Wednesday, July 20, 2016

The Grin on the Mushroom Cloud

For 13 days in 1962, when I was 8, my grandparents and the other adults around me were tight-lipped and white-faced. They tried to reassure children like me as best they could, but found it rough going. That’s because they knew we might be mere minutes from the end of human civilization.
The Cuban Missile Crisis, a confrontation between the United States and the Soviet Union concerning Soviet ballistic missile deployment in Cuba, was the closest humanity came to all-out nuclear war.
That’s why it’s ironic to see a smiling mushroom cloud on the cover of DC Comics’ Strange Adventures 143 (Aug. 1962).
In this Gardner Fox-Murphy Anderson adventure, alien conquerors called the Andrann are coolly outsmarted by American professionals who display the typical Julius Schwartz-edited traits of optimism, ethics, bravery and scientific rationalism (in this case a rudimentary working knowledge of geology). When iron pyrite is switched for power-giving gold, both the U.S. and an alien planet are saved — a routine outcome in the sunny universe of DC science fiction.

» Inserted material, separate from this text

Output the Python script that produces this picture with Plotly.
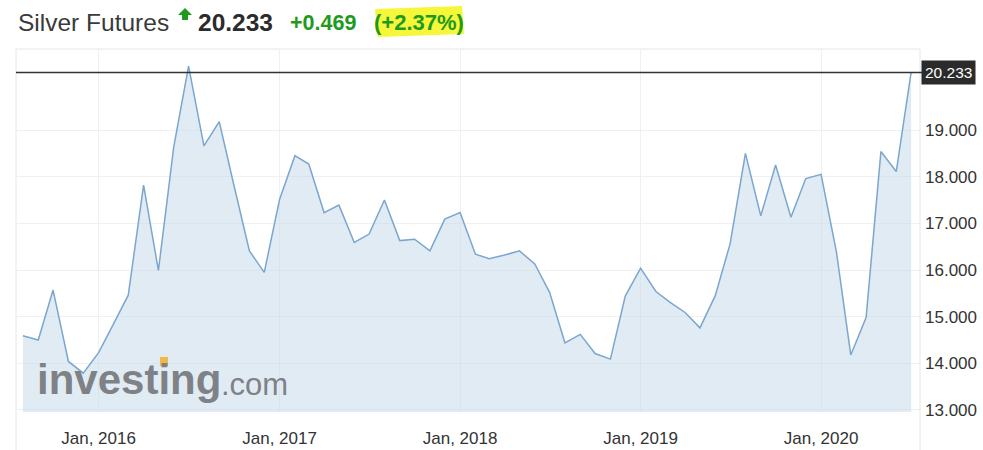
import pandas as pd
import plotly.graph_objects as go

# ---- data ----
months = pd.date_range("2015-08-01", periods=60, freq="MS")
prices = [
    14.59, 14.50, 15.57, 14.04, 13.79,
    14.23, 14.86, 15.46, 17.82, 15.99, 18.64, 20.37, 18.66, 19.18, 17.80, 16.41, 15.95,
    17.51, 18.45, 18.27, 17.23, 17.39, 16.59, 16.77, 17.50, 16.63, 16.66, 16.41, 17.09,
    17.23, 16.34, 16.24, 16.32, 16.41, 16.13, 15.52, 14.44, 14.62, 14.21, 14.09, 15.44,
    16.04, 15.54, 15.31, 15.09, 14.76, 15.45, 16.56, 18.50, 17.16, 18.25, 17.13, 17.96,
    18.05, 16.39, 14.18, 14.98, 18.54, 18.11, 20.233,
]
y_ticks = [13, 14, 15, 16, 17, 18, 19]
last_price = 20.233
title_name = "Silver Futures"
title_price = "20.233"
title_change = "+0.469"
title_pct = "(+2.37%)"

# ---- geometry ----
W, H = 983, 450
L, T = 16, 49
PW, PH = 904, 363
R, B = W - L - PW, H - T - PH


def px(x):
    return (x - L) / PW


def py(y):
    return (T + PH - y) / PH


FONT = "Arial, Liberation Sans, sans-serif"
GREEN = "#1e9a1e"

fig = go.Figure()
fig.add_trace(go.Scatter(
    x=months, y=prices, mode="lines",
    line=dict(color="#7ba6cf", width=1.5),
    fill="tozeroy", fillcolor="rgba(196,216,232,0.5)",
    hoverinfo="skip", showlegend=False,
))

fig.update_layout(
    width=W, height=H, autosize=False,
    margin=dict(l=L, r=R, t=T, b=B, pad=0, autoexpand=False),
    paper_bgcolor="white", plot_bgcolor="white",
    font=dict(family=FONT, color="#333333", size=14),
    xaxis=dict(
        type="date", automargin=False,
        range=["2015-07-18", "2020-07-19"],
        tick0="2016-01-01", dtick="M12", tickformat="%b, %Y",
        showgrid=True, gridcolor="#f0f0f0", gridwidth=1,
        zeroline=False, showline=False,
        ticks="", ticklabelstandoff=14,
        tickfont=dict(size=17, color="#333333"),
    ),
    yaxis=dict(
        automargin=False,
        range=[12.957, 20.736], side="right",
        tickvals=y_ticks, tickformat=".3f",
        showgrid=True, gridcolor="#f0f0f0", gridwidth=1,
        zeroline=False, showline=False,
        ticks="", ticklabelstandoff=4,
        tickfont=dict(size=17, color="#333333"),
    ),
)

shapes = [
    # frame box
    dict(type="rect", xref="paper", yref="paper", x0=0, x1=1, y0=py(470), y1=1,
         line=dict(color="#e6e6e6", width=1), fillcolor="rgba(0,0,0,0)", layer="below"),
    # current price line
    dict(type="line", xref="paper", yref="y", x0=0, x1=px(922), y0=last_price, y1=last_price,
         line=dict(color="#333333", width=1.5)),
    # yellow highlight
    dict(type="path", xref="paper", yref="paper",
         path=(f"M {px(375)},{py(9)} L {px(462)},{py(6)} L {px(464)},{py(34)} "
               f"L {px(378)},{py(37)} Z"),
         fillcolor="#f6f63a", line=dict(width=0), layer="below"),
    # green up arrow
    dict(type="path", xref="paper", yref="paper",
         path=(f"M {px(185)},{py(8)} L {px(192)},{py(15)} L {px(188)},{py(15)} "
               f"L {px(188)},{py(20)} L {px(182)},{py(20)} L {px(182)},{py(15)} "
               f"L {px(178)},{py(15)} Z"),
         fillcolor=GREEN, line=dict(width=0)),
    # orange dot on the logo's second "i"
    dict(type="rect", xref="paper", yref="paper",
         x0=px(160), x1=px(168), y0=py(366), y1=py(357),
         fillcolor="#f0b945", line=dict(width=0)),
]
fig.update_layout(shapes=shapes)

ann = [
    dict(text=title_name, x=px(16), y=py(23), xanchor="left", yanchor="middle",
         font=dict(size=24.5, color="#3a3a3a")),
    dict(text=f"<b>{title_price}</b>", x=px(196), y=py(23), xanchor="left", yanchor="middle",
         font=dict(size=24.5, color="#2b2b2b")),
    dict(text=f"<b>{title_change}</b>", x=px(288), y=py(23), xanchor="left", yanchor="middle",
         font=dict(size=21.5, color=GREEN)),
    dict(text=f"<b>{title_pct}</b>", x=px(372), y=py(23), xanchor="left", yanchor="middle",
         font=dict(size=22, color=GREEN)),
    # logo
    dict(text="<b>investing</b>", x=px(35), y=py(379), xanchor="left", yanchor="middle",
         font=dict(size=42, color="#7e8287")),
    dict(text=".com", x=px(219), y=py(384), xanchor="left", yanchor="middle",
         font=dict(size=31, color="#7e8287")),
]
for a in ann:
    a.update(xref="paper", yref="paper", showarrow=False)

# price label on the right
ann.append(dict(text=title_price, xref="paper", yref="y", x=1, y=last_price,
                xanchor="left", yanchor="middle", xshift=1, showarrow=False,
                bgcolor="#2b2b2b", borderpad=3, font=dict(size=15.5, color="white")))
fig.update_layout(annotations=ann)

fig.write_html(
    "out.html",
    config={"displayModeBar": False},
    post_script="document.body.style.margin='0';document.body.style.overflow='hidden';",
)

Born in the early part of the 20th century, having survived two world wars and the Great Depression, Julius Schwartz and his writers and artists had an implicit faith in scientific and material progress that was brightly reflected in their stories. They had grown up reading can-do space opera science fiction like E.E. “Doc” Smith’s Lensman stories (a precursor to the Green Lantern Corps).
Superheroes aside, in the Schwartz stable’s stories competent American middle-class professionals were perfectly capable of saving the day. And even in the superhero stories created by this team, the superhumans and their friends shared those values and those occupations. They were the young urban professionals who embodied the zeitgeist of President Kennedy’s forward-looking New Frontier — police scientists, lawyers, test pilots, journalists, university professors and museum curators.
Tales in which even mushroom clouds are rendered harmless and benign seem silly now, I know. But this kind of cheerful, effective resourcefulness was quite reassuring to young readers like me in the early 1960s, an era when American adults took their responsibilities to children seriously — at least in the comic books.